Duty of care and negligence
If you are told to do something that you consider might be dangerous or inappropriate, you should apply the ‘lawful and reasonable’ test. You do not have to comply with any employer instruction which is either unlawful or unreasonable. When an employee was instructed to back up a truck that he was not licensed to drive, he could have (and should have) refused – the direction was unlawful. He backed over and killed another employee. While he was initially held liable for negligence, on appeal the court found the employer liable. The instruction should never have been given.
But in many cases support staff are not acting on explicit instructions: they are required to exercise their own judgement and make decisions on the run. For support staff to be found negligent, the plaintiff (usually a parent) must show that:
- the student was owed a duty of care
- the duty of care was breached
- the breach caused the injury
- the injury was not too ‘remote’ and
- the usual defences to negligence do not apply.
Duty of care
It is unarguable that schools generally owe students a duty of care and that staff are responsible for carrying this out. Readers may have heard of the ‘non-delegable duty of care’. While some schools try to scare staff with the ‘non-delegable’ bit, it is actually the school that cannot delegate. That is, while the school must employ competent staff to care for students, it cannot escape liability by saying “we employed skilled people to do that”. Barring a quasi-criminal level of negligence, the school will always be liable for injuries resulting from the actions of its staff. What you need to do is what a reasonable person would do.
Where it gets messy is how far that duty extends – beyond the school grounds and into what sort of events? First the courts apply the test of ‘proximity’. In Bathurst v Koffman a 12 year old student walked about 400 metres to the bus stop after school. Students from another school threw stones and injured his eye. The court found the school liable and said:
“… if it is plain to the school that, immediately outside the school premises, there is a busy and therefore dangerous road, the school will ordinarily have an obligation to shepherd pupils of a young age across the road. But if, in the course of walking from school to home, the student has reason to cross a busy road two kilometres from the school, it does not follow that the obligation of the school to take precautions for the safety of the student will involve that it shepherd the student across the road.”
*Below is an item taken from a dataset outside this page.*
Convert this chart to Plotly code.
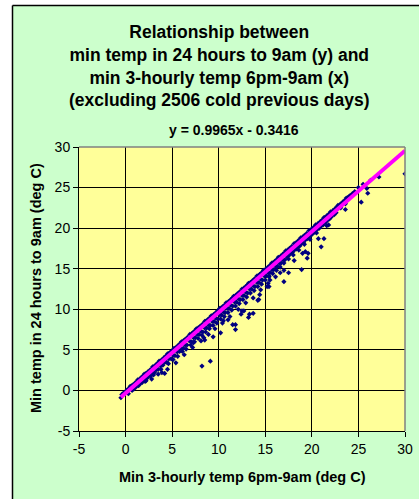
import plotly.graph_objects as go

# ---- data ----
# dense upper edge of the cloud (close to y = x)
band_top_x = [-0.4, 0.1, 0.5, 0.8, 1.3, 1.7, 2.0, 2.4, 2.9, 3.3, 3.6, 4.1, 4.5, 4.8, 5.2,
              5.7, 6.0, 6.4, 6.9, 7.3, 7.6, 8.0, 8.5, 8.8, 9.2, 9.7, 10.1, 10.4, 10.8, 11.3,
              11.6, 12.0, 12.5, 12.9, 13.2, 13.6, 14.1, 14.4, 14.8, 15.3, 15.7, 16.0, 16.4, 16.9, 17.2,
              17.6, 18.1, 18.5, 18.8, 19.2, 19.7, 20.0, 20.4, 20.9, 21.3, 21.6, 22.0, 22.5, 22.8, 23.3,
              23.7, 24.1, 24.6, 25.0, 25.5]
band_top_y = [-0.5, 0.0, 0.5, 0.7, 1.3, 1.6, 2.0, 2.3, 2.9, 3.2, 3.6, 4.0, 4.5, 4.7, 5.2,
              5.6, 6.0, 6.3, 6.9, 7.2, 7.6, 7.9, 8.5, 8.7, 9.2, 9.6, 10.1, 10.3, 10.8, 11.2,
              11.6, 11.9, 12.5, 12.8, 13.2, 13.5, 14.1, 14.3, 14.8, 15.2, 15.7, 15.9, 16.4, 16.8, 17.2,
              17.5, 18.1, 18.4, 18.8, 19.1, 19.7, 19.9, 20.4, 20.8, 21.3, 21.5, 22.0, 22.4, 22.8, 23.2,
              23.7, 24.0, 24.5, 25.0, 25.4]

band_top2_x = [-0.2, 0.3, 0.65, 1.05, 1.5, 1.85, 2.2, 2.65, 3.1, 3.45, 3.85, 4.3, 4.65, 5.0, 5.45,
               5.85, 6.2, 6.65, 7.1, 7.45, 7.8, 8.25, 8.65, 9.0, 9.45, 9.9, 10.25, 10.6, 11.05, 11.45,
               11.8, 12.25, 12.7, 13.05, 13.4, 13.85, 14.25, 14.6, 15.05, 15.5, 15.85, 16.2, 16.65, 17.05,
               17.4, 17.85, 18.3, 18.65, 19.0, 19.45, 19.85, 20.2, 20.65, 21.1, 21.45, 21.8, 22.25, 22.65,
               23.05, 23.5, 23.9, 24.35]
band_top2_y = [-0.3, 0.2, 0.55, 0.95, 1.4, 1.75, 2.1, 2.55, 3.0, 3.35, 3.75, 4.2, 4.55, 4.9, 5.35,
               5.75, 6.1, 6.55, 7.0, 7.35, 7.7, 8.15, 8.55, 8.9, 9.35, 9.8, 10.15, 10.5, 10.95, 11.35,
               11.7, 12.15, 12.6, 12.95, 13.3, 13.75, 14.15, 14.5, 14.95, 15.4, 15.75, 16.1, 16.55, 16.95,
               17.3, 17.75, 18.2, 18.55, 18.9, 19.35, 19.75, 20.1, 20.55, 21.0, 21.35, 21.7, 22.15, 22.55,
               22.95, 23.4, 23.8, 24.25]

# dense part just below the trend line
band_mid_x = [0.3, 0.9, 1.4, 1.8, 2.3, 2.7, 3.1, 3.5, 4.0, 4.4, 4.9, 5.3, 5.8, 6.2, 6.6,
              7.1, 7.5, 7.9, 8.3, 8.7, 9.1, 9.5, 9.9, 10.3, 10.7, 11.1, 11.5, 11.9, 12.3, 12.7,
              13.1, 13.5, 13.9, 14.3, 14.7, 15.1, 15.5, 15.9, 16.3, 16.7, 17.1, 17.5, 17.9, 18.3, 18.7,
              19.1, 19.5, 19.9, 20.3, 20.8, 21.2, 21.7, 22.1, 22.6, 23.1, 23.6]
band_mid_y = [-0.4, 0.2, 0.6, 1.0, 1.5, 1.8, 2.2, 2.6, 3.1, 3.5, 3.9, 4.3, 4.8, 5.2, 5.6,
              6.0, 6.5, 6.9, 7.2, 7.7, 8.0, 8.5, 8.8, 9.3, 9.6, 10.1, 10.4, 10.9, 11.2, 11.7,
              12.0, 12.5, 12.8, 13.3, 13.6, 14.1, 14.5, 14.9, 15.3, 15.7, 16.1, 16.6, 17.0, 17.4, 17.8,
              18.2, 18.7, 19.1, 19.5, 20.0, 20.4, 21.0, 21.4, 21.9, 22.5, 23.0]

band_mid2_x = [1.1, 1.6, 2.05, 2.5, 2.9, 3.3, 3.75, 4.2, 4.65, 5.1, 5.55, 6.0, 6.4, 6.85, 7.3,
               7.7, 8.1, 8.5, 8.9, 9.3, 9.7, 10.1, 10.5, 10.9, 11.3, 11.7, 12.1, 12.5, 12.9, 13.3,
               13.7, 14.1, 14.5, 14.9, 15.3, 15.7, 16.1, 16.5, 16.9, 17.3, 17.7, 18.1, 18.5, 18.9, 19.3,
               19.7, 20.1, 20.55, 21.0, 21.45, 21.9, 22.4]
band_mid2_y = [0.4, 0.85, 1.3, 1.75, 2.15, 2.55, 3.0, 3.45, 3.9, 4.35, 4.75, 5.2, 5.6, 6.1, 6.5,
               6.9, 7.3, 7.7, 8.1, 8.5, 8.9, 9.3, 9.7, 10.1, 10.5, 10.9, 11.3, 11.7, 12.1, 12.5,
               12.9, 13.3, 13.7, 14.1, 14.5, 14.9, 15.3, 15.7, 16.1, 16.5, 16.9, 17.3, 17.7, 18.1, 18.55,
               18.95, 19.35, 19.8, 20.25, 20.7, 21.15, 21.65]

# lower edge of the dense band
band_low_x = [2.2, 3.0, 3.8, 4.6, 5.1, 5.6, 6.1, 6.5, 7.0, 7.4, 7.8, 8.2, 8.6, 9.0, 9.4,
              9.8, 10.2, 10.6, 11.0, 11.4, 11.8, 12.2, 12.6, 13.0, 13.4, 13.8, 14.2, 14.6, 15.0, 15.4,
              15.8, 16.2, 16.6, 17.0, 17.5, 18.0, 18.6, 19.2, 19.8, 20.5]
band_low_y = [1.2, 1.9, 2.6, 3.3, 3.8, 4.2, 4.8, 5.1, 5.6, 6.0, 6.4, 6.8, 7.2, 7.6, 8.0,
              8.3, 8.8, 9.1, 9.6, 9.9, 10.4, 10.7, 11.2, 11.5, 12.0, 12.3, 12.8, 13.1, 13.6, 14.0,
              14.4, 14.8, 15.2, 15.7, 16.2, 16.7, 17.3, 18.0, 18.6, 19.4]

# sparser points further below
sparse_x = [3.9, 5.4, 6.3, 7.2, 8.1, 8.9, 9.6, 10.4, 11.2, 12.1, 12.9, 13.7, 14.5, 15.3, 16.1,
            17.0, 18.1, 19.0]
sparse_y = [2.2, 3.4, 4.4, 5.3, 6.1, 6.9, 7.6, 8.3, 9.1, 10.0, 10.8, 11.4, 12.4, 13.2, 14.0,
            14.8, 16.0, 16.9]

# isolated outliers
outlier_x = [-0.5, 0.7, 2.1, 2.8, 3.5, 4.2, 4.5, 7.3, 8.4, 8.5, 8.2, 9.1, 9.4, 10.2, 10.5,
             11.0, 11.5, 11.8, 11.8, 12.4, 12.5, 12.7, 13.2, 13.3, 13.7, 14.2, 14.3, 14.4, 15.2, 15.4,
             15.5, 15.4, 16.6, 17.0, 17.5, 18.9, 19.3, 19.5, 19.6, 20.7, 21.0, 21.3, 21.6, 21.8, 23.6,
             24.0, 25.3, 25.9, 26.0, 26.3, 27.2, 30.0]
outlier_y = [-0.9, 0.0, 1.1, 1.4, 2.0, 2.1, 2.6, 5.9, 6.5, 6.2, 3.0, 3.6, 6.6, 7.1, 8.6,
             8.7, 8.1, 7.5, 8.1, 9.4, 9.8, 9.8, 9.0, 9.4, 9.5, 11.1, 11.2, 11.8, 12.8, 12.8,
             13.6, 14.1, 14.5, 13.4, 14.5, 14.9, 17.1, 16.3, 16.9, 18.7, 17.7, 18.7, 20.3, 20.4, 22.3,
             23.9, 23.2, 24.9, 24.3, 25.9, 26.3, 26.7]

# trend line end points: y = 0.9965x - 0.3416
trend_x = [-0.5, 30.0]
trend_y = [-0.84, 29.55]

axis_ticks = [-5, 0, 5, 10, 15, 20, 25, 30]
axis_tick_labels = ["-5", "0", "5", "10", "15", "20", "25", "30"]

FONT = "Liberation Sans, Arial, sans-serif"
NAVY = "#000080"

fig = go.Figure()
pts_x = band_top_x + band_top2_x + band_mid_x + band_mid2_x + band_low_x + sparse_x + outlier_x
pts_y = band_top_y + band_top2_y + band_mid_y + band_mid2_y + band_low_y + sparse_y + outlier_y
fig.add_trace(go.Scatter(x=pts_x, y=pts_y, mode="markers",
                         marker=dict(symbol="diamond", size=4, color=NAVY,
                                     line=dict(width=0)),
                         hoverinfo="skip", showlegend=False))
fig.add_trace(go.Scatter(x=trend_x, y=trend_y, mode="lines",
                         line=dict(color="#FF00FF", width=4),
                         hoverinfo="skip", showlegend=False))

axis_common = dict(range=[-5, 30], tickvals=axis_ticks, ticktext=axis_tick_labels,
                   ticks="outside", ticklen=5,
                   tickcolor="black", showline=True, linecolor="black", linewidth=1,
                   showgrid=True, gridcolor="black", gridwidth=1, zeroline=False,
                   tickfont=dict(family=FONT, size=14, color="black"))

fig.update_xaxes(**axis_common)
fig.update_yaxes(**axis_common)

L, R, T, B = 79, 14, 147, 68
W, H = 419, 499
pw, ph = W - L - R, H - T - B

def px(x):
    return (x - L) / pw

def py(y):
    return (H - B - y) / ph

title_lines = ["Relationship between", "min temp in 24 hours to 9am (y) and",
               "min 3-hourly temp 6pm-9am (x)", "(excluding 2506 cold previous days)"]

annotations = [
    dict(text="<br>".join("<b>%s</b>" % s for s in title_lines),
         x=px(219), y=py(66), xref="paper", yref="paper", xanchor="center", yanchor="middle",
         showarrow=False, font=dict(family=FONT, size=17.5, color="black")),
    dict(text="<b>y = 0.9965x - 0.3416</b>", x=px(234), y=py(130), xref="paper", yref="paper",
         xanchor="center", yanchor="middle", showarrow=False,
         font=dict(family=FONT, size=14, color="black")),
    dict(text="<b>Min 3-hourly temp 6pm-9am (deg C)</b>", x=px(242), y=py(477), xref="paper",
         yref="paper", xanchor="center", yanchor="middle", showarrow=False,
         font=dict(family=FONT, size=14.5, color="black")),
    dict(text="<b>Min temp in 24 hours to 9am (deg C)</b>", x=px(36), y=py(288), xref="paper",
         yref="paper", xanchor="center", yanchor="middle", showarrow=False, textangle=-90,
         font=dict(family=FONT, size=14.5, color="black")),
]

shapes = [
    # white margin outside the chart border (left and top)
    dict(type="rect", xref="paper", yref="paper", x0=px(-5), x1=px(12.5), y0=py(520), y1=py(-5),
         fillcolor="white", line=dict(width=0), layer="above"),
    dict(type="rect", xref="paper", yref="paper", x0=px(-5), x1=px(440), y0=py(5.5), y1=py(-5),
         fillcolor="white", line=dict(width=0), layer="above"),
    # chart border
    dict(type="line", xref="paper", yref="paper", x0=px(12.5), x1=px(12.5), y0=py(5.5), y1=py(520),
         line=dict(color="black", width=1.5), layer="above"),
    dict(type="line", xref="paper", yref="paper", x0=px(12.5), x1=px(440), y0=py(5.5), y1=py(5.5),
         line=dict(color="black", width=1.5), layer="above"),
    # grey plot-area border (top, right)
    dict(type="line", xref="paper", yref="paper", x0=0, x1=1, y0=1, y1=1,
         line=dict(color="#808080", width=1.5), layer="above"),
    dict(type="line", xref="paper", yref="paper", x0=1, x1=1, y0=0, y1=1,
         line=dict(color="#808080", width=1.5), layer="above"),
]

fig.update_layout(width=W, height=H, margin=dict(l=L, r=R, t=T, b=B, autoexpand=False),
                  paper_bgcolor="#CCFFCC", plot_bgcolor="#FFFF99",
                  annotations=annotations, shapes=shapes, showlegend=False)

fig.write_html("out.html", config={"displayModeBar": False},
               post_script="document.body.style.margin='0';document.body.style.overflow='hidden';")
Proximity can relate to time as well as physical distance. In Geyer v Downes a student was badly injured by a baseball bat while she was crossing the schoolyard before school. The playground was open but the accident happened before it was supervised. The principal claimed in his defence that no duty of care was owed until school had officially started but the High Court rejected his claim. It was held that allowing children onto the school grounds before 9am was an acceptance of the duty. Apparently the known presence of children on the school grounds is sufficient to establish proximity.
Next the court looks at ‘foreseeability’. In Watson v Haines a 15 year old boy with an unusually long neck was paralysed playing rugby league. The Department of Education was held liable. The court said that the student should not have been in a forward position because of his long neck which was broken during a scrum. This emphasised the need to be extraordinarily careful in exercising your duty of care; that a breach can arise from any ‘foreseeable injury’. The risk was not ‘fanciful’ and the type of injury was foreseeable and proportionate.
In Giliauskas v Minister for Education an 8 year-old was mauled by a bear on a zoo visit. The court looked at the age of the children, the cost to the school of providing more supervision and like factors to determine that the injury was foreseeable and held the Department of Education liable.
Whether there has been a breach of the duty of care comes down to the ‘reasonable person’ test. The court may consider factors like the likelihood of injury; the seriousness of the injury; the effort required to remove the risk and the utility of the conduct. In Rich v London City Council the court observed that “You can supervise as much as you like, but you will not stop a boy being mischievous when your back is turned. That, of course, is the moment that they choose for being mischievous.” That is, if a reasonable effort would not have prevented the injury then there is no breach. There have been cases dealing with application of first aid and breaking up fights that indicate that the courts consider the experience of the employee and take a fairly pragmatic view of whether there was something that the employee should have thought of or done that would have changed the outcome.